The War (1994)

Directed by Jon Avnet. Starring Elijah Wood, Lexi Faith Randall, Kevin Costner, LaToya Chisholm, Mare Winningham, Leon Sills, Donald Sellers, Charlette Julius, Brennan Gallagher, Adam Henderson, Will West, Bruce A. Young, Lucas Black, Jennifer Tyler, Christopher Fennell, Raynor Scheine, Christine Baranski. [PG-13]
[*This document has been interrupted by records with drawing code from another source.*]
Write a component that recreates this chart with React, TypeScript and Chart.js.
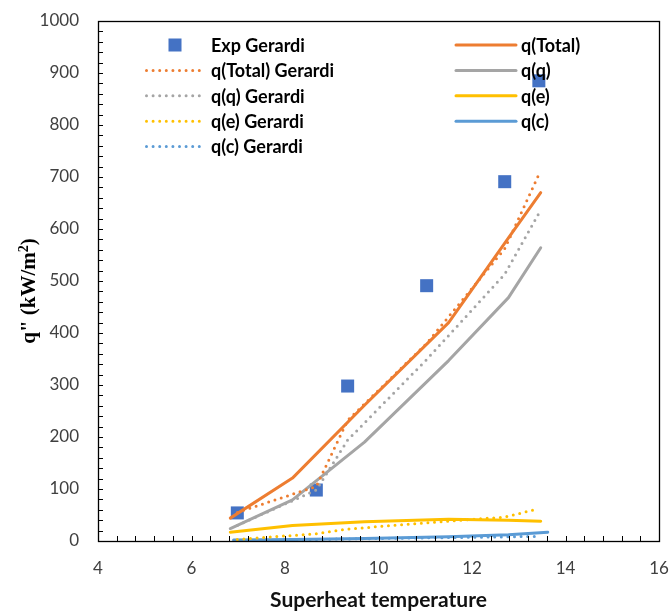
import { useEffect, useRef } from "react";
import { Chart, registerables } from "chart.js";

Chart.register(...registerables);

// ---- data ----
const gerardiX = [6.98, 8.67, 9.34, 11.03, 12.7, 13.43];
const expGerardi = [54, 98, 298, 491, 691, 885];
const qTotalGerardi = [55, 105, 232, 380, 562, 705];
const qQGerardi = [30, 98, 194, 349, 513, 630];
const qEGerardi = [3, 14, 23, 35, 46, 62];
const qCGerardi = [1, 3, 4, 6, 8, 9];

const modelX = [6.83, 8.16, 9.7, 11.5, 12.78, 13.47];
const qTotal = [44, 121, 261, 420, 583, 670];
const qQ = [24, 79, 190, 347, 468, 564];
const qE = [17, 30, 37, 42, 40, 38];
const qCX = [6.9, 8.16, 9.7, 11.5, 12.78, 13.62];
const qC = [2, 3, 5, 8, 12, 17];

const xMin = 4, xMax = 16, xStep = 2, xMinor = 0.4;
const yMin = 0, yMax = 1000, yStep = 100, yMinor = 20;

const xTitle = "Superheat temperature";

const ORANGE = "#ED7D31";
const GREY = "#A5A5A5";
const YELLOW = "#FFC000";
const BLUE = "#5B9BD5";
const SQUARE = "#4472C4";

const pts = (xs: number[], ys: number[]) => xs.map((x, i) => ({ x, y: ys[i] }));

const solid = (label: string, color: string, xs: number[], ys: number[]) => ({
  label,
  data: pts(xs, ys),
  borderColor: color,
  backgroundColor: color,
  borderWidth: 3,
  pointRadius: 0,
  tension: 0,
  borderCapStyle: "round",
  borderJoinStyle: "round",
  order: 1,
});
const dotted = (label: string, color: string, xs: number[], ys: number[]) => ({
  label,
  data: pts(xs, ys),
  borderColor: color,
  backgroundColor: color,
  borderWidth: 3,
  borderDash: [0, 6.6],
  borderCapStyle: "round",
  pointRadius: 0,
  tension: 0,
  order: 1,
});

const decor = {
  id: "decor",
  afterDatasetsDraw(chart: any) {
    const { ctx, chartArea: a, scales } = chart;
    const xs = scales.x, ys = scales.y;
    ctx.save();
    // frame
    ctx.strokeStyle = "#000";
    ctx.lineWidth = 1.3;
    ctx.setLineDash([]);
    ctx.strokeRect(Math.round(a.left) + 0.5, Math.round(a.top) + 0.5, Math.round(a.right - a.left), Math.round(a.bottom - a.top));
    // inside ticks
    ctx.lineWidth = 1;
    ctx.beginPath();
    const nx = Math.round((xMax - xMin) / xMinor);
    for (let k = 1; k < nx; k++) {
      const px = Math.round(xs.getPixelForValue(xMin + k * xMinor)) + 0.5;
      ctx.moveTo(px, a.bottom);
      ctx.lineTo(px, a.bottom - 5);
    }
    const ny = Math.round((yMax - yMin) / yMinor);
    for (let k = 1; k < ny; k++) {
      const py = Math.round(ys.getPixelForValue(yMin + k * yMinor)) + 0.5;
      ctx.moveTo(a.left, py);
      ctx.lineTo(a.left + 5, py);
    }
    ctx.stroke();

    // y title with superscript
    ctx.fillStyle = "#000";
    ctx.save();
    ctx.translate(30, (a.top + a.bottom) / 2 + 10);
    ctx.rotate(-Math.PI / 2);
    const f1 = 'bold 21px "Liberation Serif"';
    const f2 = 'bold 14px "Liberation Serif"';
    ctx.font = f1;
    const p1 = 'q" (kW/m';
    const p3 = ")";
    const w1 = ctx.measureText(p1).width;
    const w3 = ctx.measureText(p3).width;
    ctx.font = f2;
    const w2 = ctx.measureText("2").width;
    const total = w1 + w2 + w3;
    let cx = -total / 2;
    ctx.textBaseline = "middle";
    ctx.textAlign = "left";
    ctx.font = f1;
    ctx.fillText(p1, cx, 0);
    cx += w1;
    ctx.font = f2;
    ctx.fillText("2", cx, -6);
    cx += w2;
    ctx.font = f1;
    ctx.fillText(p3, cx, 0);
    ctx.restore();

    // x title
    ctx.font = 'bold 21px Lato';
    ctx.fillStyle = "#111";
    ctx.textAlign = "center";
    ctx.textBaseline = "middle";
    ctx.fillText(xTitle, (a.left + a.right) / 2, 600);

    // legend
    ctx.font = 'bold 18px Lato';
    ctx.fillStyle = "#000";
    ctx.textAlign = "left";
    ctx.textBaseline = "middle";
    chart.data.datasets.forEach((ds: any, i: number) => {
      const col = i % 2;
      const row = Math.floor(i / 2);
      const y = 45 + row * 25.4;
      const l1 = col === 0 ? 145 : 456;
      const l2 = col === 0 ? 203 : 516;
      const tx = col === 0 ? 211 : 521;
      if (ds.showLine === false) {
        ctx.fillStyle = ds.backgroundColor;
        ctx.fillRect(175 - 6.5, y - 6.5, 13, 13);
      } else {
        ctx.save();
        ctx.strokeStyle = ds.borderColor;
        ctx.lineWidth = ds.borderWidth;
        ctx.lineCap = ds.borderCapStyle || "butt";
        ctx.setLineDash(ds.borderDash || []);
        ctx.beginPath();
        ctx.moveTo(l1 + (ds.borderDash ? 1.5 : 0), y);
        ctx.lineTo(l2, y);
        ctx.stroke();
        ctx.restore();
      }
      ctx.fillStyle = "#000";
      ctx.fillText(ds.label, tx, y + 1);
    });
    ctx.restore();
  },
};

export default function App() {
  const ref = useRef<HTMLCanvasElement | null>(null);
  useEffect(() => {
    if (!ref.current) return;
    const chart = new Chart(ref.current, {
      type: "line",
      data: {
        datasets: [
          {
            label: "Exp Gerardi",
            data: pts(gerardiX, expGerardi),
            showLine: false,
            pointStyle: "rect",
            pointRadius: 9.2,
            pointBorderWidth: 0,
            backgroundColor: SQUARE,
            borderColor: SQUARE,
            order: 5,
          } as any,
          solid("q(Total)", ORANGE, modelX, qTotal),
          dotted("q(Total) Gerardi", ORANGE, gerardiX, qTotalGerardi),
          solid("q(q)", GREY, modelX, qQ),
          dotted("q(q) Gerardi", GREY, gerardiX, qQGerardi),
          solid("q(e)", YELLOW, modelX, qE),
          dotted("q(e) Gerardi", YELLOW, gerardiX, qEGerardi),
          solid("q(c)", BLUE, qCX, qC),
          dotted("q(c) Gerardi", BLUE, gerardiX, qCGerardi),
        ] as any,
      },
      options: {
        animation: false,
        responsive: false,
        layout: { padding: { top: 21, right: 11, left: 0, bottom: 0 } },
        plugins: { legend: { display: false }, tooltip: { enabled: false } },
        scales: {
          x: {
            type: "linear",
            min: xMin,
            max: xMax,
            grid: { display: false },
            border: { display: false },
            ticks: {
              stepSize: xStep,
              padding: 9,
              color: "#404040",
              font: { family: "Lato", size: 17 },
              maxRotation: 0,
              callback: (v: any) => String(v),
            },
            afterFit: (s: any) => { s.height = 71; s.paddingLeft = 0; s.paddingRight = 0; },
          },
          y: {
            type: "linear",
            min: yMin,
            max: yMax,
            grid: { display: false },
            border: { display: false },
            ticks: {
              stepSize: yStep,
              padding: 11,
              color: "#404040",
              font: { family: "Lato", size: 17 },
              callback: (v: any) => String(v),
            },
            afterFit: (s: any) => { s.width = 98; s.paddingTop = 0; s.paddingBottom = 0; },
          },
        },
      } as any,
      plugins: [decor],
    });
    return () => chart.destroy();
  }, []);
  return (
    <div style={{ position: "fixed", left: 0, top: 0, width: 670, height: 612, background: "#fff" }}>
      <canvas ref={ref} width={670} height={612} />
    </div>
  );
}
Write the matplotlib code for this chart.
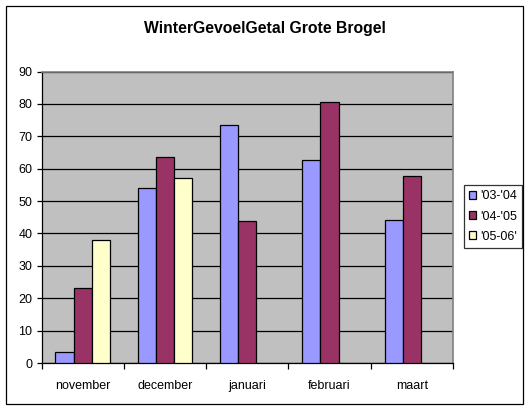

It’s summer break for siblings Wood and Randall in a small Southern town in the 1970s, and as they spend their days escaping from the dreary poverty of their reality by building a tree house and avoiding a pack of hillbilly bullies, their traumatized Vietnam veteran father (Costner) tries to pass along values of empathy to his son, ones which instruct no good comes from fighting. Ambitious coming-of-age story seeks to draw parallels between the conflicts in Vietnam and America’s own “backyard”, a metaphor-heavy parable steeped in its swirl of youthful nostalgia, provincial hardship, and social/racial enmity. Quite effective during several vignettes in the first half, but other scenes press their luck in making loud and obvious points (a classroom scene with Baranski’s bigoted teacher, for example, contains a crowd-pleasing rejoinder, to be sure, but did it have to be so heavy-handed?). Ultimately, the movie falls apart in its final third with at least two climaxes too many, including over-dramatically staged scenes of makeshift warfare and dubious peril that threaten to spill over into Hollywood fantasy. The fine performances from nearly the entire cast, especially young Wood, make it all the more of a shame the screenplay is so overwritten, the late scenarios so contrived. Lucas Black’s film debut.